Courts are not supposed to be popular. Judges are charged with making difficult decisions, including sentencing criminals, protecting civil rights and civil liberties, limiting the reach of the elected branches of the government and guarding the integrity of the jury trial system.
American courts have protected the rights of Nazis to march through Jewish communities, decisions not pleasing to many segments of society. Courts have ended racial segregation in schools, the workplace and the polling booth. The Supreme Court sealed the electoral victory for George W. Bush. (Thanks to Ralph Nader, who is thankfully turning his attention away from running for President after his last disaster.)
Courts are on the cutting edge. Law enforcement officers practically have to get a PhD in Constitutional law before hitting the streets and making arrests. My opinion is that sometimes the courts go too far in the name of protecting civil liberties, but that’s better than leaning too far in the other direction.
Courts, especially federal courts, are unpopular with evangelicals and conservatives because of Roe vs. Wade and related decisions.
When the election process proves too responsive to sudden changes in public opinion, laws can be passed which are oppressive to minorities. It is the function of the courts to protect minorities from vocal apparent majorities. (Because voter turnout is always affected by the emotions of the moment, what appears to be a majority one year may not be a majority at the next election.)
Courts exist to dampen the swings of the political pendulum. The Founders of the Constitution clearly intended that the courts would perform this function.

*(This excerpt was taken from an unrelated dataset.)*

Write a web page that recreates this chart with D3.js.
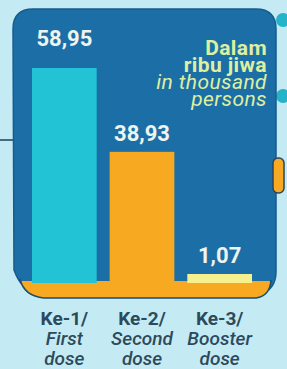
<!DOCTYPE html>
<html><head><meta charset="utf-8">
<script src="https://cdn.jsdelivr.net/npm/d3@7"></script>
<style>
html,body{margin:0;padding:0;background:#c4ebf4;}
svg{display:block;font-family:Roboto,"Noto Sans",sans-serif;}
</style></head>
<body>
<script>
const categories = ["Ke-1/", "Ke-2/", "Ke-3/"];
const categoriesEn = ["First", "Second", "Booster"];
const categoriesEn2 = ["dose", "dose", "dose"];
const values = [58.95, 38.93, 1.07];
const valueLabels = ["58,95", "38,93", "1,07"];
const unitLines = ["Dalam", "ribu jiwa", "in thousand", "persons"];

const W = 287, H = 369;
const colors = ["#22c3d5", "#f7a922", "#f6f08f"];
const svg = d3.select("body").append("svg").attr("width", W).attr("height", H);

svg.append("rect").attr("width", W).attr("height", H).attr("fill", "#c4ebf4");

// decorations behind panel
svg.append("circle").attr("cx", 283).attr("cy", 20).attr("r", 7).attr("fill", "#25b3c9");
svg.append("circle").attr("cx", 283).attr("cy", 96).attr("r", 7).attr("fill", "#25b3c9");
svg.append("line").attr("x1", 0).attr("x2", 14).attr("y1", 140).attr("y2", 140)
  .attr("stroke", "#2a4a62").attr("stroke-width", 1.6);

// panel
const panel = "M13,29 Q13,9 33,9 L256,9 Q276,9 276,29 L276,272 Q276,290 258,296 L40,296 Q22,292 14,270 Z";
svg.append("path").attr("d", panel).attr("fill", "#1c6fa6").attr("stroke", "#185b8c").attr("stroke-width", 1.5);

const x = d3.scaleBand().domain(categories).range([32, 252]).paddingInner(0.167).paddingOuter(0);
const base = 286;
const y = d3.scalePow().exponent(1.17).domain([0, 58.95]).range([base, 68]);
const minH = 12;

// orange base band
const band = "M21,281 L270,281 Q270,296 256,298 L44,298 Q24,296 21,281 Z";
svg.append("path").attr("d", band).attr("fill", "#f7a922");

svg.selectAll("rect.bar").data(values).join("rect").attr("class", "bar")
  .attr("x", (d, i) => x(categories[i]))
  .attr("width", x.bandwidth())
  .attr("y", d => Math.min(y(d), base - minH))
  .attr("height", d => Math.max(base - y(d), minH))
  .attr("fill", (d, i) => colors[i]);

// band front edge over bar bottoms
const band2 = "M21,283 L270,283 Q270,296 256,298 L44,298 Q24,296 21,283 Z";
svg.append("path").attr("d", band2).attr("fill", "#f7a922");
svg.append("path").attr("d", "M20,279 Q24,296 44,298 L256,298 Q270,296 271,280")
  .attr("fill", "none").attr("stroke", "#1d4e6e").attr("stroke-width", 1.5);

// right pill
svg.append("rect").attr("x", 273).attr("y", 158).attr("width", 11).attr("height", 35).attr("rx", 5)
  .attr("fill", "#f7a922").attr("stroke", "#2b4656").attr("stroke-width", 1.5);

// value labels
const maxV = d3.max(values);
svg.selectAll("text.val").data(values).join("text").attr("class", "val")
  .attr("x", (d, i) => x(categories[i]) + x.bandwidth() / 2)
  .attr("y", d => Math.min(y(d), base - minH) - (d === maxV ? 22 : 11))
  .attr("text-anchor", "middle").attr("fill", "#eef4ee")
  .attr("font-size", 22).attr("font-weight", 700)
  .text((d, i) => valueLabels[i]);

// unit text
const unit = svg.append("text").attr("text-anchor", "end").attr("fill", "#def0a0")
  .attr("font-size", 21).attr("letter-spacing", 0.4);
unitLines.forEach((t, i) => {
  unit.append("tspan").attr("x", 267).attr("y", 55 + i * 17)
    .attr("font-weight", i < 2 ? 700 : 400)
    .attr("font-style", i < 2 ? "normal" : "italic")
    .text(t);
});

// category labels
const cx = (i) => x(categories[i]) + x.bandwidth() / 2;
const lab = svg.append("g").attr("fill", "#2c4a5c").attr("text-anchor", "middle").attr("font-size", 19);
categories.forEach((c, i) => {
  lab.append("text").attr("x", cx(i)).attr("y", 325).attr("font-weight", 700).text(c);
  lab.append("text").attr("x", cx(i)).attr("y", 345).attr("font-style", "italic").attr("font-weight", 500).text(categoriesEn[i]);
  lab.append("text").attr("x", cx(i)).attr("y", 365).attr("font-style", "italic").attr("font-weight", 500).text(categoriesEn2[i]);
});
</script>
</body></html>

Newt, needing more traction with the Tea Party and allies, now is promising to haul judges before Congress to explain their decisions. Oops, there goes a climate for fair, unbiased, principled, reflective judgment. Let’s make a kangaroo court before politicized House committees at which to embarrass and attack judges. Or, let’s not.
Newt knows this will not happen, it cannot happen, and the Constitutional guarantees of separation of powers will make sure that this isn’t going to be. He is simply posturing. This is another throwaway idea to try to seize the passions of the moment before the Iowa caucus.
But think about this; promoting a dangerous, destabilizing and unconstitutional change in government structure, a massive change at that, may indicate a dangerous and destabilizing thought process in a man seeking the highest electoral office in the country.